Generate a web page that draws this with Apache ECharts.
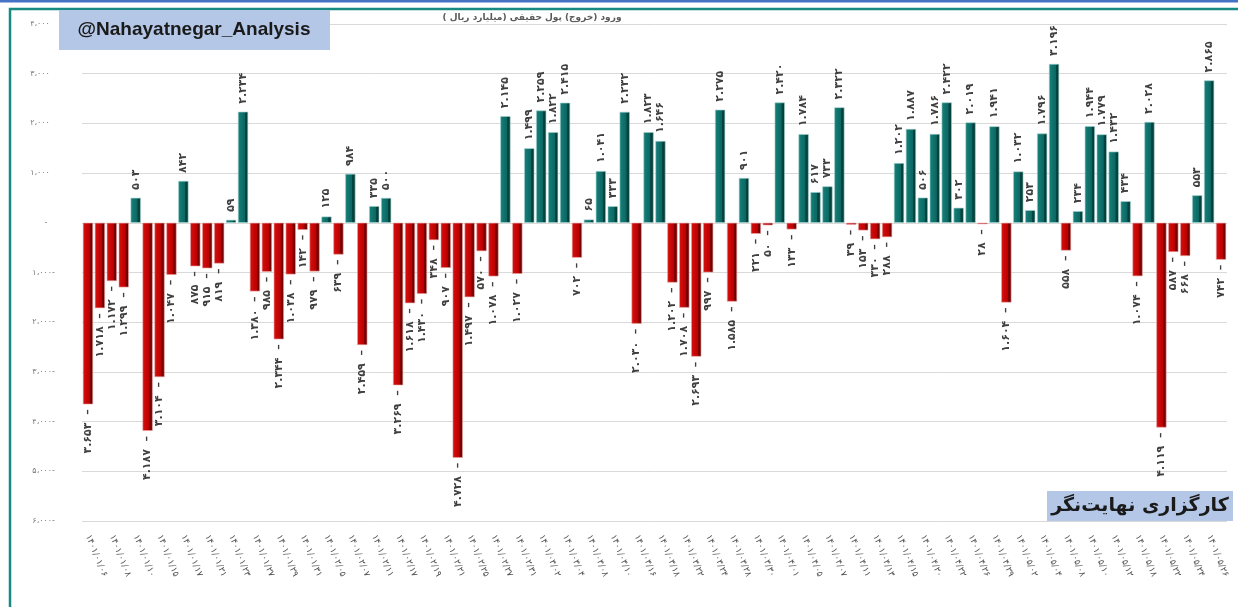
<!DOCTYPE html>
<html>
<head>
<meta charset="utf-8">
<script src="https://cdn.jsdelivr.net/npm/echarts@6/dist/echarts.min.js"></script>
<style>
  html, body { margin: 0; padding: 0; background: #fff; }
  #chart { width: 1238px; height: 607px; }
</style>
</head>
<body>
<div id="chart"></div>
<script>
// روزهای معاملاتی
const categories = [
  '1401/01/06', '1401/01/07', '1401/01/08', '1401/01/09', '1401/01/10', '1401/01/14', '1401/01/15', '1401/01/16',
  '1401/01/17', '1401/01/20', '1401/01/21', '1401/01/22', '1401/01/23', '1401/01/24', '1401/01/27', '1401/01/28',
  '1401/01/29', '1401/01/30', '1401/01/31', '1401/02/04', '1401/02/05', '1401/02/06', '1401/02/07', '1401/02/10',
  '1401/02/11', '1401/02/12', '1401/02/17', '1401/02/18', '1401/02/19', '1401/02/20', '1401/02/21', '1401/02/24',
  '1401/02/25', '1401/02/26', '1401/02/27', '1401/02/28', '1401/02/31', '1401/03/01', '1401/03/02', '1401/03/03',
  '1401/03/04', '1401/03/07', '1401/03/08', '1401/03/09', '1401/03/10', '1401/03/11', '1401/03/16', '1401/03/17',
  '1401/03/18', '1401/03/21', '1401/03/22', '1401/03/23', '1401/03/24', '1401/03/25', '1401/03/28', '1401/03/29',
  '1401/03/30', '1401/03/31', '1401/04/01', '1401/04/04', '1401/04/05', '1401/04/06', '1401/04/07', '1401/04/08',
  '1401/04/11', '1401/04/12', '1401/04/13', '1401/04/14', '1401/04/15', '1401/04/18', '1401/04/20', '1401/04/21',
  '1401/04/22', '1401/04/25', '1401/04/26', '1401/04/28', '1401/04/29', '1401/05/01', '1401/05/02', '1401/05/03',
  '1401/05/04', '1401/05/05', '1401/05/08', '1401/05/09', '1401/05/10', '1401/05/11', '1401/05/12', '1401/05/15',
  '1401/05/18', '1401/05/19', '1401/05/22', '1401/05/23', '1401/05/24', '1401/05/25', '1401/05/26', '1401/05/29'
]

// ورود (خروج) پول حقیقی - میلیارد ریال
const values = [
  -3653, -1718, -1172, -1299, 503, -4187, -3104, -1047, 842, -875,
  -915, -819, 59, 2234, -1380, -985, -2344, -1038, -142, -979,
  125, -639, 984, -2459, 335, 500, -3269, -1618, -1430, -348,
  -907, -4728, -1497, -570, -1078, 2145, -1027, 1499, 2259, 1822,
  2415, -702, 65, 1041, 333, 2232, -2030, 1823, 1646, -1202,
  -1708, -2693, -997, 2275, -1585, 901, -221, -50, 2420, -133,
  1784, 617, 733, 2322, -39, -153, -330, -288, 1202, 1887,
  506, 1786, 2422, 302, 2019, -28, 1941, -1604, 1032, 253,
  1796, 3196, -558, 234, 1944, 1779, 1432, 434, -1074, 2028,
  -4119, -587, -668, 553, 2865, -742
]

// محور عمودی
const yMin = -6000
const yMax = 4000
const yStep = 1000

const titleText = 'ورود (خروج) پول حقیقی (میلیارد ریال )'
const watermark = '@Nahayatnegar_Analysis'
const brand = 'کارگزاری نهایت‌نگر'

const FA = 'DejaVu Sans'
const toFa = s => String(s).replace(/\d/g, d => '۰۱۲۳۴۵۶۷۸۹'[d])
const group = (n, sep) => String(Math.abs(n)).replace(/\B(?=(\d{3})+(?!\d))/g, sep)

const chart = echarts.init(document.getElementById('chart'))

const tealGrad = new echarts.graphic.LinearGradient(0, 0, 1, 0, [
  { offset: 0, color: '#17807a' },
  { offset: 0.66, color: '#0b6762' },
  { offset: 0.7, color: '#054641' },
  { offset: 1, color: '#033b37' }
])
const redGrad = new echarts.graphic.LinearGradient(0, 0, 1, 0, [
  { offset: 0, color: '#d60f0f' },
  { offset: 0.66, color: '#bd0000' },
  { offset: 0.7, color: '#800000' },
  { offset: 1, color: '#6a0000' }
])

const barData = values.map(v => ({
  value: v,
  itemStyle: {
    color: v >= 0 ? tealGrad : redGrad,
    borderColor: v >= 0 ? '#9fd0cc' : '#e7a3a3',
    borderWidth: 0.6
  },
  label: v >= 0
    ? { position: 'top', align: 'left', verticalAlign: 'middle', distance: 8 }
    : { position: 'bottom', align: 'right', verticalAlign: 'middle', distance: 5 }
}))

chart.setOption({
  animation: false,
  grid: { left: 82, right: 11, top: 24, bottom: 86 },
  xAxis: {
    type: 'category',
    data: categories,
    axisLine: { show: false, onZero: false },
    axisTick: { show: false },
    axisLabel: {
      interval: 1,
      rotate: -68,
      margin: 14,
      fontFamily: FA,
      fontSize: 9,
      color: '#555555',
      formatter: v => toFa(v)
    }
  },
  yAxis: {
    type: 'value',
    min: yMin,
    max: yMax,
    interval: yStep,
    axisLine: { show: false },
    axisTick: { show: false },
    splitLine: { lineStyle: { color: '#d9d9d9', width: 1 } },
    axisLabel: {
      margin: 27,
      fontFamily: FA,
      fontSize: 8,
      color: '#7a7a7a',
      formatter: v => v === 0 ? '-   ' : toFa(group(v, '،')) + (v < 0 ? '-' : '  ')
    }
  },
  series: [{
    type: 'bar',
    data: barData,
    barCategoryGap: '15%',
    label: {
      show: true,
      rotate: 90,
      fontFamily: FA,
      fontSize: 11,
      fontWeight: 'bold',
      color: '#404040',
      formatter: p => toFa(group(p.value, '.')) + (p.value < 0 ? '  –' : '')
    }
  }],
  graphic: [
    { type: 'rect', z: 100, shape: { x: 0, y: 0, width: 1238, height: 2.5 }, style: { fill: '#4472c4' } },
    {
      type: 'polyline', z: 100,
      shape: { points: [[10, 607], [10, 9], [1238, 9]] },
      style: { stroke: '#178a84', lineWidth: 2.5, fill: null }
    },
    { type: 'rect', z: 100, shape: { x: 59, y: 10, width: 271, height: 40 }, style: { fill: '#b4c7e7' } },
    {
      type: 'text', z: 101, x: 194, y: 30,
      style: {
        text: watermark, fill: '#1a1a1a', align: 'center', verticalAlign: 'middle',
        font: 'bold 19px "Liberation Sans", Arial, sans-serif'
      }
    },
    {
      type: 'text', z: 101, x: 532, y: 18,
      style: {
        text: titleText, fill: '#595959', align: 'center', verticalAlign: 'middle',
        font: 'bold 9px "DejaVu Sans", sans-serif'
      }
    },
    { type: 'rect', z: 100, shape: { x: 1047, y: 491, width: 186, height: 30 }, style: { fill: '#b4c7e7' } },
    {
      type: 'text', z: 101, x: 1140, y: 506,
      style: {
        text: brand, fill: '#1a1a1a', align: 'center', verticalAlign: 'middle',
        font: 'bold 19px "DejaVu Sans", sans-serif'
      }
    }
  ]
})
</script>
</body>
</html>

------------------------------------------------------------------------

What to work on:
Copy out every line of the material above exactly, skipping the pictures.

Written solution:
Generate a web page that draws this with Apache ECharts.
<!DOCTYPE html>
<html>
<head>
<meta charset="utf-8">
<script src="https://cdn.jsdelivr.net/npm/echarts@6/dist/echarts.min.js"></script>
<style>
  html, body { margin: 0; padding: 0; background: #fff; }
  #chart { width: 1238px; height: 607px; }
</style>
</head>
<body>
<div id="chart"></div>
<script>
// روزهای معاملاتی
const categories = [
  '1401/01/06', '1401/01/07', '1401/01/08', '1401/01/09', '1401/01/10', '1401/01/14', '1401/01/15', '1401/01/16',
  '1401/01/17', '1401/01/20', '1401/01/21', '1401/01/22', '1401/01/23', '1401/01/24', '1401/01/27', '1401/01/28',
  '1401/01/29', '1401/01/30', '1401/01/31', '1401/02/04', '1401/02/05', '1401/02/06', '1401/02/07', '1401/02/10',
  '1401/02/11', '1401/02/12', '1401/02/17', '1401/02/18', '1401/02/19', '1401/02/20', '1401/02/21', '1401/02/24',
  '1401/02/25', '1401/02/26', '1401/02/27', '1401/02/28', '1401/02/31', '1401/03/01', '1401/03/02', '1401/03/03',
  '1401/03/04', '1401/03/07', '1401/03/08', '1401/03/09', '1401/03/10', '1401/03/11', '1401/03/16', '1401/03/17',
  '1401/03/18', '1401/03/21', '1401/03/22', '1401/03/23', '1401/03/24', '1401/03/25', '1401/03/28', '1401/03/29',
  '1401/03/30', '1401/03/31', '1401/04/01', '1401/04/04', '1401/04/05', '1401/04/06', '1401/04/07', '1401/04/08',
  '1401/04/11', '1401/04/12', '1401/04/13', '1401/04/14', '1401/04/15', '1401/04/18', '1401/04/20', '1401/04/21',
  '1401/04/22', '1401/04/25', '1401/04/26', '1401/04/28', '1401/04/29', '1401/05/01', '1401/05/02', '1401/05/03',
  '1401/05/04', '1401/05/05', '1401/05/08', '1401/05/09', '1401/05/10', '1401/05/11', '1401/05/12', '1401/05/15',
  '1401/05/18', '1401/05/19', '1401/05/22', '1401/05/23', '1401/05/24', '1401/05/25', '1401/05/26', '1401/05/29'
]

// ورود (خروج) پول حقیقی - میلیارد ریال
const values = [
  -3653, -1718, -1172, -1299, 503, -4187, -3104, -1047, 842, -875,
  -915, -819, 59, 2234, -1380, -985, -2344, -1038, -142, -979,
  125, -639, 984, -2459, 335, 500, -3269, -1618, -1430, -348,
  -907, -4728, -1497, -570, -1078, 2145, -1027, 1499, 2259, 1822,
  2415, -702, 65, 1041, 333, 2232, -2030, 1823, 1646, -1202,
  -1708, -2693, -997, 2275, -1585, 901, -221, -50, 2420, -133,
  1784, 617, 733, 2322, -39, -153, -330, -288, 1202, 1887,
  506, 1786, 2422, 302, 2019, -28, 1941, -1604, 1032, 253,
  1796, 3196, -558, 234, 1944, 1779, 1432, 434, -1074, 2028,
  -4119, -587, -668, 553, 2865, -742
]

// محور عمودی
const yMin = -6000
const yMax = 4000
const yStep = 1000

const titleText = 'ورود (خروج) پول حقیقی (میلیارد ریال )'
const watermark = '@Nahayatnegar_Analysis'
const brand = 'کارگزاری نهایت‌نگر'

const FA = 'DejaVu Sans'
const toFa = s => String(s).replace(/\d/g, d => '۰۱۲۳۴۵۶۷۸۹'[d])
const group = (n, sep) => String(Math.abs(n)).replace(/\B(?=(\d{3})+(?!\d))/g, sep)

const chart = echarts.init(document.getElementById('chart'))

const tealGrad = new echarts.graphic.LinearGradient(0, 0, 1, 0, [
  { offset: 0, color: '#17807a' },
  { offset: 0.66, color: '#0b6762' },
  { offset: 0.7, color: '#054641' },
  { offset: 1, color: '#033b37' }
])
const redGrad = new echarts.graphic.LinearGradient(0, 0, 1, 0, [
  { offset: 0, color: '#d60f0f' },
  { offset: 0.66, color: '#bd0000' },
  { offset: 0.7, color: '#800000' },
  { offset: 1, color: '#6a0000' }
])

const barData = values.map(v => ({
  value: v,
  itemStyle: {
    color: v >= 0 ? tealGrad : redGrad,
    borderColor: v >= 0 ? '#9fd0cc' : '#e7a3a3',
    borderWidth: 0.6
  },
  label: v >= 0
    ? { position: 'top', align: 'left', verticalAlign: 'middle', distance: 8 }
    : { position: 'bottom', align: 'right', verticalAlign: 'middle', distance: 5 }
}))

chart.setOption({
  animation: false,
  grid: { left: 82, right: 11, top: 24, bottom: 86 },
  xAxis: {
    type: 'category',
    data: categories,
    axisLine: { show: false, onZero: false },
    axisTick: { show: false },
    axisLabel: {
      interval: 1,
      rotate: -68,
      margin: 14,
      fontFamily: FA,
      fontSize: 9,
      color: '#555555',
      formatter: v => toFa(v)
    }
  },
  yAxis: {
    type: 'value',
    min: yMin,
    max: yMax,
    interval: yStep,
    axisLine: { show: false },
    axisTick: { show: false },
    splitLine: { lineStyle: { color: '#d9d9d9', width: 1 } },
    axisLabel: {
      margin: 27,
      fontFamily: FA,
      fontSize: 8,
      color: '#7a7a7a',
      formatter: v => v === 0 ? '-   ' : toFa(group(v, '،')) + (v < 0 ? '-' : '  ')
    }
  },
  series: [{
    type: 'bar',
    data: barData,
    barCategoryGap: '15%',
    label: {
      show: true,
      rotate: 90,
      fontFamily: FA,
      fontSize: 11,
      fontWeight: 'bold',
      color: '#404040',
      formatter: p => toFa(group(p.value, '.')) + (p.value < 0 ? '  –' : '')
    }
  }],
  graphic: [
    { type: 'rect', z: 100, shape: { x: 0, y: 0, width: 1238, height: 2.5 }, style: { fill: '#4472c4' } },
    {
      type: 'polyline', z: 100,
      shape: { points: [[10, 607], [10, 9], [1238, 9]] },
      style: { stroke: '#178a84', lineWidth: 2.5, fill: null }
    },
    { type: 'rect', z: 100, shape: { x: 59, y: 10, width: 271, height: 40 }, style: { fill: '#b4c7e7' } },
    {
      type: 'text', z: 101, x: 194, y: 30,
      style: {
        text: watermark, fill: '#1a1a1a', align: 'center', verticalAlign: 'middle',
        font: 'bold 19px "Liberation Sans", Arial, sans-serif'
      }
    },
    {
      type: 'text', z: 101, x: 532, y: 18,
      style: {
        text: titleText, fill: '#595959', align: 'center', verticalAlign: 'middle',
        font: 'bold 9px "DejaVu Sans", sans-serif'
      }
    },
    { type: 'rect', z: 100, shape: { x: 1047, y: 491, width: 186, height: 30 }, style: { fill: '#b4c7e7' } },
    {
      type: 'text', z: 101, x: 1140, y: 506,
      style: {
        text: brand, fill: '#1a1a1a', align: 'center', verticalAlign: 'middle',
        font: 'bold 19px "DejaVu Sans", sans-serif'
      }
    }
  ]
})
</script>
</body>
</html>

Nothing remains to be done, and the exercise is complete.